## YOUR TASK
Take the lines from the top down to and including the one with "1530, 1390, 1390]" and repeat them exactly. Omit images.

## RECORDED DATA
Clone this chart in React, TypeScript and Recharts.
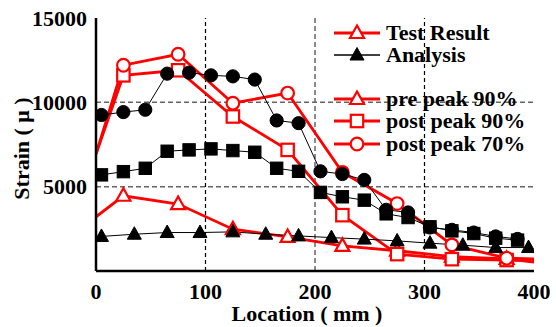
import { ComposedChart, Line, XAxis, YAxis, ReferenceLine } from 'recharts'

const FONT = '"Liberation Serif", "Times New Roman", serif'
const RED = '#ff0000'

// Analysis (black), location in mm
const anX = [5, 25, 45, 65, 85, 105, 125, 145, 165, 185, 205, 225, 245, 265, 285, 305, 325, 345, 365, 385]
const anCircle = [9250, 9420, 9560, 11700, 11760, 11600, 11540, 11350, 8925, 8765, 5910, 5750, 5400, 3630, 3470, 2580, 2440, 2280, 2050, 1900]
const anSquare = [5700, 5890, 6090, 7100, 7180, 7240, 7140, 7040, 6090, 5910, 4660, 4400, 4200, 3390, 3170, 2620, 2380, 2220, 1945, 1830]
const anTriX = [5, 35, 65, 95, 125, 155, 185, 215, 245, 275, 305, 335, 365, 395]
const anTri = [2050, 2180, 2280, 2280, 2320, 2180, 2080, 1980, 1890, 1785, 1650, 1530, 1390, 1390]

// Test result (red); first and last points have no marker
const testX = [0, 25, 75, 125, 175, 225, 275, 325, 375, 400]
const pre90 = [3210, 4460, 3970, 2480, 2020, 1490, 1200, 850, 720, 520]
const post90 = [6940, 11600, 11900, 9160, 7180, 3310, 1000, 700, 650, 620]
const post70 = [6940, 12200, 12850, 9950, 10550, 5850, 4000, 1550, 760, 720]

const xTicks = [0, 100, 200, 300, 400]
const yTicks = [5000, 10000, 15000]

const pts = (xs: number[], ys: number[]) => xs.map((x, i) => ({ x, y: ys[i] }))

type Kind = 'circle' | 'square' | 'triangle'

function Shape({ kind, cx, cy, color, filled }: { kind: Kind; cx: number; cy: number; color: string; filled: boolean }) {
  const fill = filled ? color : '#fff'
  const sw = filled ? 1 : 2.2
  if (kind === 'circle') return <circle cx={cx} cy={cy} r={filled ? 6.6 : 6.3} fill={fill} stroke={color} strokeWidth={sw} />
  if (kind === 'square') return <rect x={cx - 6.2} y={cy - 6.2} width={12.4} height={12.4} fill={fill} stroke={color} strokeWidth={sw} />
  return <polygon points={`${cx},${cy - 7.5} ${cx - 7},${cy + 5} ${cx + 7},${cy + 5}`} fill={fill} stroke={color} strokeWidth={sw} />
}

const marker = (kind: Kind, color: string, filled: boolean, skipEnds = false) => (p: any) => {
  const { cx, cy, index, payload } = p
  if (skipEnds && (payload.x === 0 || payload.x === 400)) return <g key={index} />
  return <Shape key={index} kind={kind} cx={cx} cy={cy} color={color} filled={filled} />
}

const legendRows: { y: number; kind: Kind; color: string; filled: boolean; text: string }[] = [
  { y: 33, kind: 'triangle', color: RED, filled: false, text: 'Test Result' },
  { y: 55, kind: 'triangle', color: '#000', filled: true, text: 'Analysis' },
  { y: 99, kind: 'triangle', color: RED, filled: false, text: 'pre peak 90%' },
  { y: 121, kind: 'square', color: RED, filled: false, text: 'post peak 90%' },
  { y: 144, kind: 'circle', color: RED, filled: false, text: 'post peak 70%' },
]

const tickStyle = { fontSize: 22, fontWeight: 'bold' as const, fill: '#000', fontFamily: FONT }

export default function App() {
  return (
    <div style={{ position: 'absolute', left: 0, top: 0, width: 556, height: 327, background: '#fff' }}>
      <ComposedChart width={556} height={327} margin={{ top: 18, right: 22, left: 0, bottom: 0 }}>
        <XAxis
          dataKey="x" type="number" domain={[0, 400]} ticks={xTicks} height={56}
          axisLine={{ stroke: '#000', strokeWidth: 2.5 }} tickLine={false} tickMargin={6}
          tick={tickStyle} allowDataOverflow
          label={{ value: 'Location ( mm )', position: 'insideBottom', offset: 6, dx: -8, style: { ...tickStyle } }}
        />
        <XAxis xAxisId="top" orientation="top" type="number" domain={[0, 400]} height={0} tick={false} tickLine={false}
          axisLine={{ stroke: '#000', strokeWidth: 2.5 }} />
        <YAxis
          type="number" domain={[0, 15000]} ticks={yTicks} width={96}
          axisLine={{ stroke: '#000', strokeWidth: 2.5 }} tickLine={false} tickMargin={3}
          tick={tickStyle}
          label={{ value: 'Strain ( μ )', angle: -90, position: 'insideLeft', offset: 21, dy: 4, style: { ...tickStyle, textAnchor: 'middle' } }}
        />
        <YAxis yAxisId="right" orientation="right" type="number" domain={[0, 15000]} width={0} tick={false} tickLine={false}
          axisLine={{ stroke: '#000', strokeWidth: 2.5 }} />

        <ReferenceLine y={5000} stroke="#666" strokeWidth={1.5} strokeDasharray="5 3" />
        <ReferenceLine y={10000} stroke="#666" strokeWidth={1.5} strokeDasharray="5 3" />
        <ReferenceLine x={100} stroke="#000" strokeWidth={1.2} strokeDasharray="4 3" />
        <ReferenceLine x={200} stroke="#666" strokeWidth={1.5} strokeDasharray="5 3" />
        <ReferenceLine x={300} stroke="#000" strokeWidth={1.2} strokeDasharray="4 3" />

        <Line data={pts(testX, pre90)} dataKey="y" type="linear" stroke={RED} strokeWidth={2.8}
          dot={marker('triangle', RED, false, true)} isAnimationActive={false} />
        <Line data={pts(testX, post90)} dataKey="y" type="linear" stroke={RED} strokeWidth={2.8}
          dot={marker('square', RED, false, true)} isAnimationActive={false} />
        <Line data={pts(testX, post70)} dataKey="y" type="linear" stroke={RED} strokeWidth={2.8}
          dot={marker('circle', RED, false, true)} isAnimationActive={false} />

        <Line data={pts(anTriX, anTri)} dataKey="y" type="linear" stroke="#000" strokeWidth={1}
          dot={marker('triangle', '#000', true)} isAnimationActive={false} />
        <Line data={pts(anX, anSquare)} dataKey="y" type="linear" stroke="#000" strokeWidth={1}
          dot={marker('square', '#000', true)} isAnimationActive={false} />
        <Line data={pts(anX, anCircle)} dataKey="y" type="linear" stroke="#000" strokeWidth={1}
          dot={marker('circle', '#000', true)} isAnimationActive={false} />
      </ComposedChart>

      <svg width={556} height={327} style={{ position: 'absolute', left: 0, top: 0, pointerEvents: 'none' }}>
        {legendRows.map(r => (
          <g key={r.text}>
            <line x1={334} x2={380} y1={r.y} y2={r.y} stroke={r.color} strokeWidth={r.color === RED ? 2.8 : 1.5} />
            <Shape kind={r.kind} cx={357} cy={r.y} color={r.color} filled={r.filled} />
            <text x={386} y={r.y + 7} fontSize={22} fontWeight="bold" fontFamily={FONT} fill="#000">{r.text}</text>
          </g>
        ))}
      </svg>
    </div>
  )
}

## SOLVED PROBLEM
Clone this chart in React, TypeScript and Recharts.
import { ComposedChart, Line, XAxis, YAxis, ReferenceLine } from 'recharts'

const FONT = '"Liberation Serif", "Times New Roman", serif'
const RED = '#ff0000'

// Analysis (black), location in mm
const anX = [5, 25, 45, 65, 85, 105, 125, 145, 165, 185, 205, 225, 245, 265, 285, 305, 325, 345, 365, 385]
const anCircle = [9250, 9420, 9560, 11700, 11760, 11600, 11540, 11350, 8925, 8765, 5910, 5750, 5400, 3630, 3470, 2580, 2440, 2280, 2050, 1900]
const anSquare = [5700, 5890, 6090, 7100, 7180, 7240, 7140, 7040, 6090, 5910, 4660, 4400, 4200, 3390, 3170, 2620, 2380, 2220, 1945, 1830]
const anTriX = [5, 35, 65, 95, 125, 155, 185, 215, 245, 275, 305, 335, 365, 395]
const anTri = [2050, 2180, 2280, 2280, 2320, 2180, 2080, 1980, 1890, 1785, 1650, 1530, 1390, 1390]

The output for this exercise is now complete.